Open Ended choices are a necessity to come up in RPGs at times. There is simply no avoiding situations where the PCs have a blank slate in front of them - or just a problem - and all the options in the world open to them for how to overcome this obstacle. It is a chance for the Players to show their full creativity. However, it is also prone to bringing the game to a screeching stop if not worse if you, the GM giving the choice, are not ready for what it means when you give an Open Ended Choice to your players.
How We Think It Will Work
The idea is simple. It is the core essence of how RPGs should work. You provide a situation to your PCs, and they tell you what they do and the game goes forward from there. If the obstacle is in the way, the PCs tell you how they try to overcome it. If the choice is more about where they're going, they tell you which way. Easy, right?
Well, kind of...
How It Goes Over
Frequently what happens when an open ended choice is given out - especially in what could be a tense situation - is the game freezes. The Players presented with a simple "what do you do?" either freeze and look around like they were caught not having done their homework, or they start asking all sorts of questions that have at best limited relation to the situation you have in your mind. So what is going on?
In Your Head vs. In Their Head
The first problem, and the reason for all the questions and some of the freezing, is how the picture looks. You likely have the whole scenario in mind and know what everything looks like and what the relevant information is. This is easy for you, because you built the scenario. In the players head it may look completely different. And odds are it is not a complete picture.
Option Paralysis
The second problem is option paralysis. With every option open to the players (perhaps hyperbolically but you get the idea) choosing one option can be near impossible. This is especially true when there is a feeling of a choice being potentially wrong. If your players are creeping around and come upon a strange box in the middle of the road there are potential wrong answers. Which means the obvious choices - go and check it out - could lead to potentially bad results. Very often the players are frozen because they fear a wrong choice could cost them their character - or someone else's character.

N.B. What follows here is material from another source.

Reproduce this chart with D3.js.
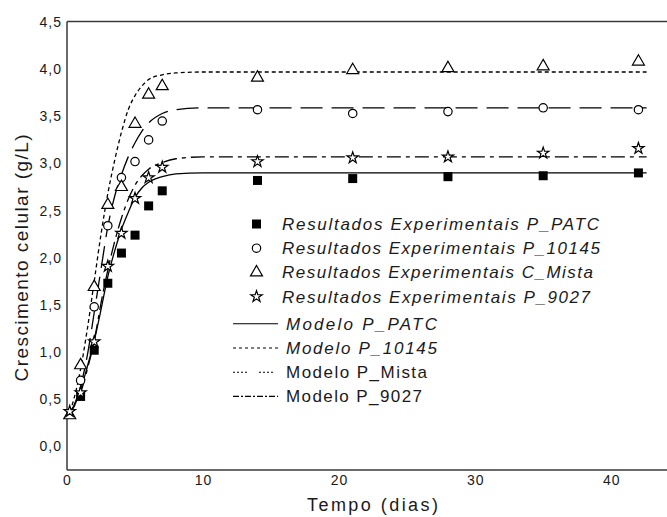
<!DOCTYPE html>
<html>
<head>
<meta charset="utf-8">
<script src="https://cdn.jsdelivr.net/npm/d3@7"></script>
<style>
  html, body { margin: 0; padding: 0; background: #fff; }
  #chart { width: 667px; height: 517px; }
  text { font-family: "Liberation Sans", Arial, sans-serif; fill: #1a1a1a; }
</style>
</head>
<body>
<div id="chart"></div>
<script>
// Experimental data (days, g/L)
const patcDays = [1, 2, 3, 4, 5, 6, 7, 14, 21, 28, 35, 42];
const patcVals = [0.53, 1.02, 1.73, 2.05, 2.24, 2.55, 2.71, 2.82, 2.84, 2.86, 2.87, 2.90];

const p10145Days = [1, 2, 3, 4, 5, 6, 7, 14, 21, 28, 35, 42];
const p10145Vals = [0.70, 1.48, 2.34, 2.85, 3.02, 3.25, 3.45, 3.57, 3.53, 3.55, 3.59, 3.57];

const mistaDays = [0.2, 1, 2, 3, 4, 5, 6, 7, 14, 21, 28, 35, 42];
const mistaVals = [0.33, 0.86, 1.69, 2.56, 2.75, 3.42, 3.73, 3.82, 3.91, 3.99, 4.01, 4.03, 4.08];

const p9027Days = [0.2, 1, 2, 3, 4, 5, 6, 7, 14, 21, 28, 35, 42];
const p9027Vals = [0.37, 0.57, 1.11, 1.91, 2.26, 2.63, 2.85, 2.96, 3.02, 3.06, 3.07, 3.11, 3.16];

// Model curves
const modelDays = [0, 0.5, 1, 1.5, 2, 2.5, 3, 3.5, 4, 4.5, 5, 5.5, 6, 7, 8, 10, 42.6];
const modelPatc  = [0.33, 0.42, 0.60, 0.85, 1.12, 1.45, 1.80, 2.07, 2.30, 2.48, 2.64, 2.74, 2.80, 2.86, 2.89, 2.90, 2.90];
const model10145 = [0.30, 0.43, 0.64, 0.97, 1.42, 1.88, 2.33, 2.65, 2.88, 3.07, 3.22, 3.34, 3.43, 3.53, 3.57, 3.59, 3.59];
const modelMista = [0.30, 0.50, 0.82, 1.25, 1.75, 2.25, 2.68, 3.03, 3.33, 3.57, 3.72, 3.82, 3.89, 3.94, 3.96, 3.97, 3.97];
const model9027  = [0.32, 0.42, 0.57, 0.82, 1.12, 1.52, 1.87, 2.17, 2.42, 2.62, 2.77, 2.87, 2.94, 3.01, 3.05, 3.07, 3.07];

const xTicks = [0, 10, 20, 30, 40];
const yTicks = [0, 0.5, 1, 1.5, 2, 2.5, 3, 3.5, 4, 4.5];

const legendLabels = [
  "Resultados Experimentais P_PATC",
  "Resultados Experimentais P_10145",
  "Resultados Experimentais C_Mista",
  "Resultados Experimentais P_9027",
  "Modelo P_PATC",
  "Modelo P_10145",
  "Modelo P_Mista",
  "Modelo P_9027"
];

const width = 667, height = 517;
const svg = d3.select("#chart").append("svg")
  .attr("width", width)
  .attr("height", height);

const x = d3.scaleLinear().domain([0, 44.1]).range([67, 667]);
const y = d3.scaleLinear().domain([-0.25, 4.5]).range([470, 22]);

// frame: left, bottom, top (no right edge)
const frame = svg.append("g")
  .attr("stroke", "#3a3a3a")
  .attr("stroke-width", 1.5)
  .attr("fill", "none");
frame.append("line").attr("x1", x(0)).attr("x2", x(0)).attr("y1", y(4.5) - 0.5).attr("y2", y(-0.25));
frame.append("line").attr("x1", x(0)).attr("x2", width).attr("y1", y(-0.25)).attr("y2", y(-0.25));
frame.append("line").attr("x1", x(0)).attr("x2", width).attr("y1", y(4.5) - 0.5).attr("y2", y(4.5) - 0.5);

// axes
const fmt = d => d3.format(".1f")(d).replace(".", ",");
const yAxis = svg.append("g")
  .attr("transform", `translate(${x(0) - 2},0)`)
  .call(d3.axisLeft(y).tickValues(yTicks).tickSize(0).tickFormat(fmt));
yAxis.select(".domain").remove();
yAxis.selectAll("text")
  .style("font-family", "Liberation Sans, Arial, sans-serif")
  .style("font-size", "14px")
  .style("letter-spacing", "1px")
  .style("fill", "#1a1a1a");

const xAxis = svg.append("g")
  .attr("transform", `translate(0,${y(-0.25) + 2})`)
  .call(d3.axisBottom(x).tickValues(xTicks).tickSize(0).tickFormat(d3.format("d")));
xAxis.select(".domain").remove();
xAxis.selectAll("text")
  .style("font-family", "Liberation Sans, Arial, sans-serif")
  .style("font-size", "14px")
  .style("letter-spacing", "1px")
  .style("fill", "#1a1a1a");

// axis titles
svg.append("text")
  .attr("x", 372.5)
  .attr("y", 511)
  .attr("text-anchor", "middle")
  .attr("textLength", 131)
  .attr("lengthAdjust", "spacing")
  .style("font-size", "18px")
  .text("Tempo (dias)");

svg.append("text")
  .attr("transform", "translate(28,258) rotate(-90)")
  .attr("text-anchor", "middle")
  .attr("textLength", 247)
  .attr("lengthAdjust", "spacing")
  .style("font-size", "19px")
  .text("Crescimento celular (g/L)");

// model lines
const models = [
  { vals: modelPatc,  dash: null },
  { vals: model10145, dash: "22,9" },
  { vals: modelMista, dash: "4,3" },
  { vals: model9027,  dash: "14,5,4,5" }
];
const line = d3.line()
  .x(d => x(d[0]))
  .y(d => y(d[1]))
  .curve(d3.curveMonotoneX);

models.forEach(m => {
  svg.append("path")
    .datum(modelDays.map((d, i) => [d, m.vals[i]]))
    .attr("d", line)
    .attr("fill", "none")
    .attr("stroke", "#000")
    .attr("stroke-width", 1.3)
    .attr("stroke-dasharray", m.dash);
});

// markers
const sym = {
  square: d3.symbol().type(d3.symbolSquare).size(81)(),
  circle: d3.symbol().type(d3.symbolCircle).size(55)(),
  triangle: d3.symbol().type(d3.symbolTriangle).size(62)(),
  star: d3.symbol().type(d3.symbolStar).size(40)()
};

const series = [
  { days: patcDays,   vals: patcVals,   shape: "square",   filled: true },
  { days: p10145Days, vals: p10145Vals, shape: "circle",   filled: false },
  { days: mistaDays,  vals: mistaVals,  shape: "triangle", filled: false },
  { days: p9027Days,  vals: p9027Vals,  shape: "star",     filled: false }
];

function drawMarker(g, shape, filled, cx, cy) {
  g.append("path")
    .attr("d", sym[shape])
    .attr("transform", `translate(${cx},${cy})`)
    .attr("fill", filled ? "#000" : "#fff")
    .attr("stroke", "#000")
    .attr("stroke-width", filled ? 0 : 1.2);
}

series.forEach(s => {
  const g = svg.append("g");
  s.days.forEach((d, i) => drawMarker(g, s.shape, s.filled, x(d), y(s.vals[i])));
});

// legend
const legend = svg.append("g");
const legendDash = [null, "3,3", "2,2,2,2,2,2,2,12", "6,2,2,2"];
const legendWidths = [317, 318, 311, 308, 151, 151, 141, 136];
const italic = [true, true, true, true, true, true, false, false];

legendLabels.forEach((label, i) => {
  const cy = 224 + i * 24.2 + (i >= 4 ? 3 : 0);
  const tx = i < 4 ? 282 : 286;
  if (i < 4) {
    const s = series[i];
    drawMarker(legend, s.shape, s.filled, 256.5, cy);
  } else {
    legend.append("line")
      .attr("x1", 233).attr("x2", 278)
      .attr("y1", cy).attr("y2", cy)
      .attr("stroke", "#000")
      .attr("stroke-width", 1.1)
      .attr("stroke-dasharray", legendDash[i - 4]);
  }
  legend.append("text")
    .attr("x", tx)
    .attr("y", cy + 6)
    .attr("textLength", legendWidths[i])
    .attr("lengthAdjust", "spacing")
    .style("font-size", "17px")
    .style("font-style", italic[i] ? "italic" : "normal")
    .text(label);
});
</script>
</body>
</html>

Other players are afraid of being ridiculed or mocked by their fellow players for doing the "stupid thing" that triggered an obvious trap.

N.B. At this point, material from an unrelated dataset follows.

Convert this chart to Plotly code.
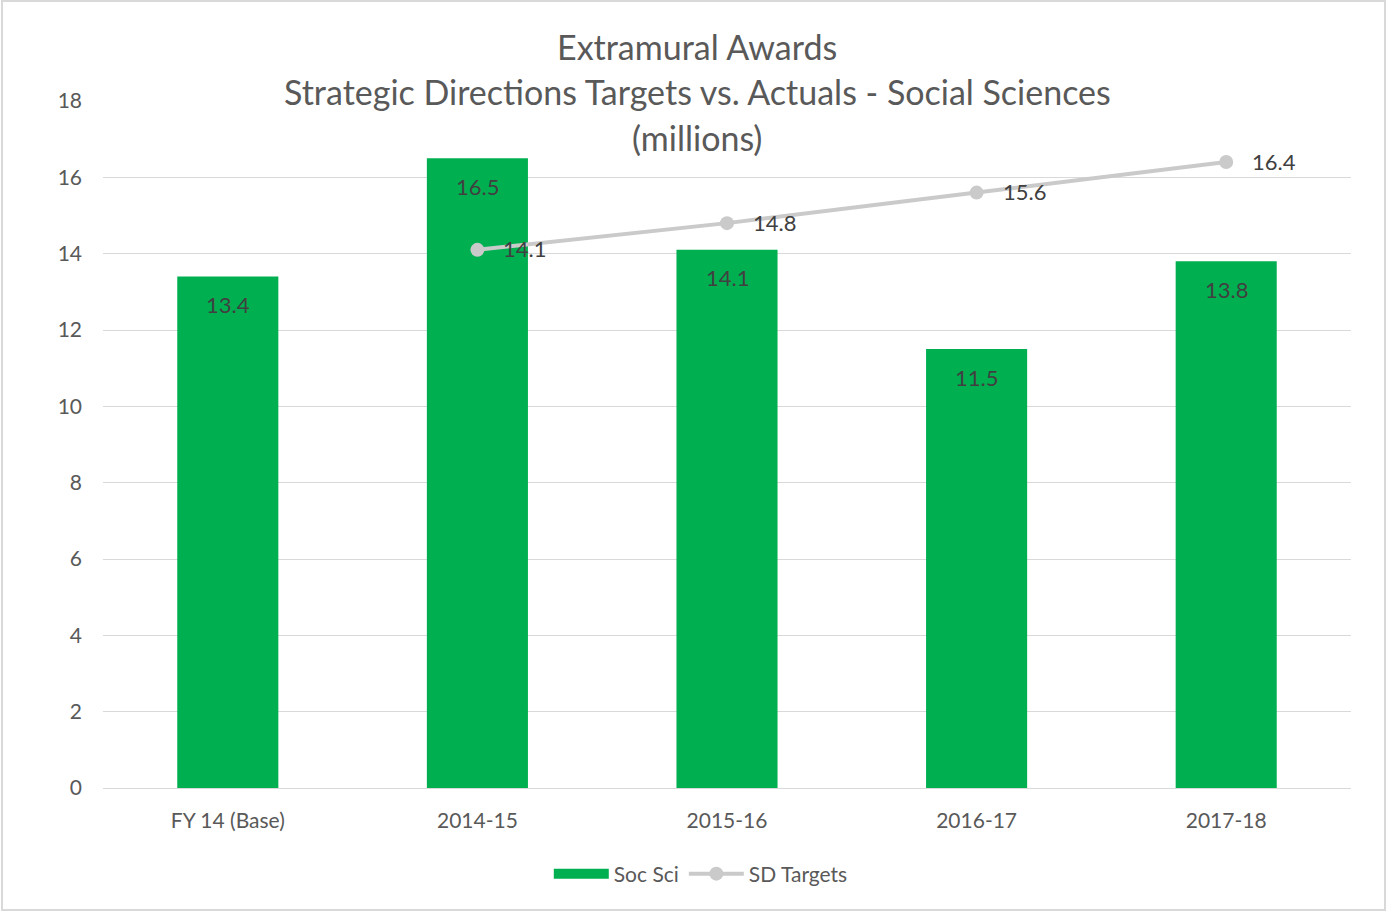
import plotly.graph_objects as go

categories = ["FY 14 (Base)", "2014-15", "2015-16", "2016-17", "2017-18"]
soc_sci = [13.4, 16.5, 14.1, 11.5, 13.8]
target_categories = ["2014-15", "2015-16", "2016-17", "2017-18"]
sd_targets = [14.1, 14.8, 15.6, 16.4]
title_lines = ["Extramural Awards",
               "Strategic Directions Targets vs. Actuals - Social Sciences",
               "(millions)"]

W, H = 1387, 912
L, R, T, B = 103, 36, 101, 124
pw, ph = W - L - R, H - T - B

FONT = "Lato, Open Sans, sans-serif"
GRAY = "#595959"
GREEN = "#00B050"
LINEC = "#CACACA"

fig = go.Figure()
fig.add_trace(go.Bar(
    x=categories, y=soc_sci, name="Soc Sci", showlegend=False,
    marker=dict(color=GREEN, line=dict(width=0)),
))
# legend proxy (wide green swatch)
fig.add_trace(go.Scatter(
    x=[None], y=[None], name="Soc Sci", mode="lines",
    line=dict(color=GREEN, width=15),
))
fig.add_trace(go.Scatter(
    x=target_categories, y=sd_targets, name="SD Targets",
    mode="lines+markers",
    line=dict(color=LINEC, width=4),
    marker=dict(color=LINEC, size=14),
))

annotations = []
for c, v in zip(categories, soc_sci):
    annotations.append(dict(x=c, y=v, xref="x", yref="y", text=f"{v:.1f}",
                            showarrow=False, yshift=-28,
                            font=dict(family=FONT, size=22, color="#404040")))
for c, v in zip(target_categories, sd_targets):
    annotations.append(dict(x=c, y=v, xref="x", yref="y", text=f"{v:.1f}",
                            showarrow=False, xanchor="left", xshift=24, yshift=1,
                            font=dict(family=FONT, size=22, color="#404040")))
for i, (line, py) in enumerate(zip(title_lines, [46, 91, 137])):
    annotations.append(dict(x=(697 - L) / pw, y=(H - B - py) / ph, xref="paper", yref="paper",
                            text=line, showarrow=False, xanchor="center", yanchor="middle",
                            font=dict(family=FONT, size=34, color=GRAY)))

fig.update_layout(
    width=W, height=H,
    margin=dict(l=L, r=R, t=T, b=B, autoexpand=False),
    paper_bgcolor="white", plot_bgcolor="white",
    bargap=0.595,
    font=dict(family=FONT, size=20, color=GRAY),
    xaxis=dict(showgrid=False, showline=False, ticks="", ticklabelstandoff=18,
               tickfont=dict(size=21, color=GRAY),
               categoryorder="array", categoryarray=categories),
    yaxis=dict(range=[0, 18], dtick=2, showgrid=True, gridcolor="#D9D9D9", gridwidth=1,
               zeroline=True, zerolinecolor="#D9D9D9", zerolinewidth=1,
               showline=False, ticks="", ticklabelstandoff=20,
               tickfont=dict(size=21, color=GRAY)),
    legend=dict(orientation="h", x=0.479, xanchor="center", y=(H - B - 874) / ph, yanchor="middle",
                font=dict(size=21, color=GRAY), itemwidth=55, tracegroupgap=0),
    annotations=annotations,
    shapes=[dict(type="rect", xref="paper", yref="paper",
                 x0=(2 - L) / pw, x1=(1385 - L) / pw,
                 y0=(H - B - 910) / ph, y1=(H - B - 1) / ph,
                 line=dict(color="#D9D9D9", width=2), fillcolor="rgba(0,0,0,0)", layer="below")],
)

fig.write_html("out.html", include_plotlyjs=True, config={"displayModeBar": False},
               post_script="document.body.style.margin='0';document.body.style.padding='0';")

Players Are Not As 'In Game' As They Should Be
Sessions tend to be 4 hours long. That is a long time to be in game, and frequently players will fall in and out of game as a session goes on. If one person is talking for a long time - especially if there is no change in the tone of voice - some people will check out. Even if they're completely interested in the game, the constant stimulus in unchanging tone/pitch from one person just turns into noise and their brain goes to check other things. It is essentially the 'falling asleep in class' problem, just for fantasy pretend games.
How is this a problem? Because the player knows they're supposed to do something, but they don't know what, and they don't fully understand the situation. Only they don't want to ask questions or clarify because they're worried they'll come across as uninterested in the game or otherwise not engaged because their brain slipped out.
How To Be Ready?
So three problems, how can we be ready for this? First, be ready to answer questions, and when answering your questions keep in mind that your players don't have the benefit of picturing the scene in their head with the same clarity you do. Be kind to questions and give full answers. Point out what the important information is. And when players ask about doing potential actions, ask them what their hoped for results will be and work with them on achieving those.
Whenever possible be able and ready to summarize the situation in short, distinct points as a sort of summary. "In summary, there is a gift wrapped box in the middle of the road sitting there. You don't think this is a good place for an ambush. It is definitely strange. There is no way to continue forward without going past the box, or backtracking a third of a day to go the long way adding 2 more days to your trip." This loses a lot of the drama of the narration you did, but it sums up the situation into digestable bites your players can work with. It also helps bring anyone who may have missed something up to speed when their brain goes "shit, he asked a question. Pay attention!"
Better: Provide Options
An even better idea though is to never just drop an open ended question on your players. Instead, give them options with one of those options being room to go their own way. For example, with our gift box scenario you could present it as "Would you like to go forward as a group to investigate, have just the rogue go forward to check for traps, try to scan it from a distance, or do something else?"
This doesn't cure the above problems, but by giving options and ideas you give people something to latch onto and work with. You show routes forward that they can take and ways they can deal with the problem.
Don't Open Session With An Open Choice
Finally, as a word of advice, try not to open session with an open choice. Your players aren't fully in their characters yet. The game isn't fully in mind. The session has no momentum. An Open choice starting things off can be a painful, grating experience and in some cases can kill a session dead because everyone will want to do something else, or won't know what to do, and then that is your session.
A closed choice however works well here. A few limited options to get things moving. Build up some momentum. And once the game is going and people are fully in character, you can open up the choices more and more.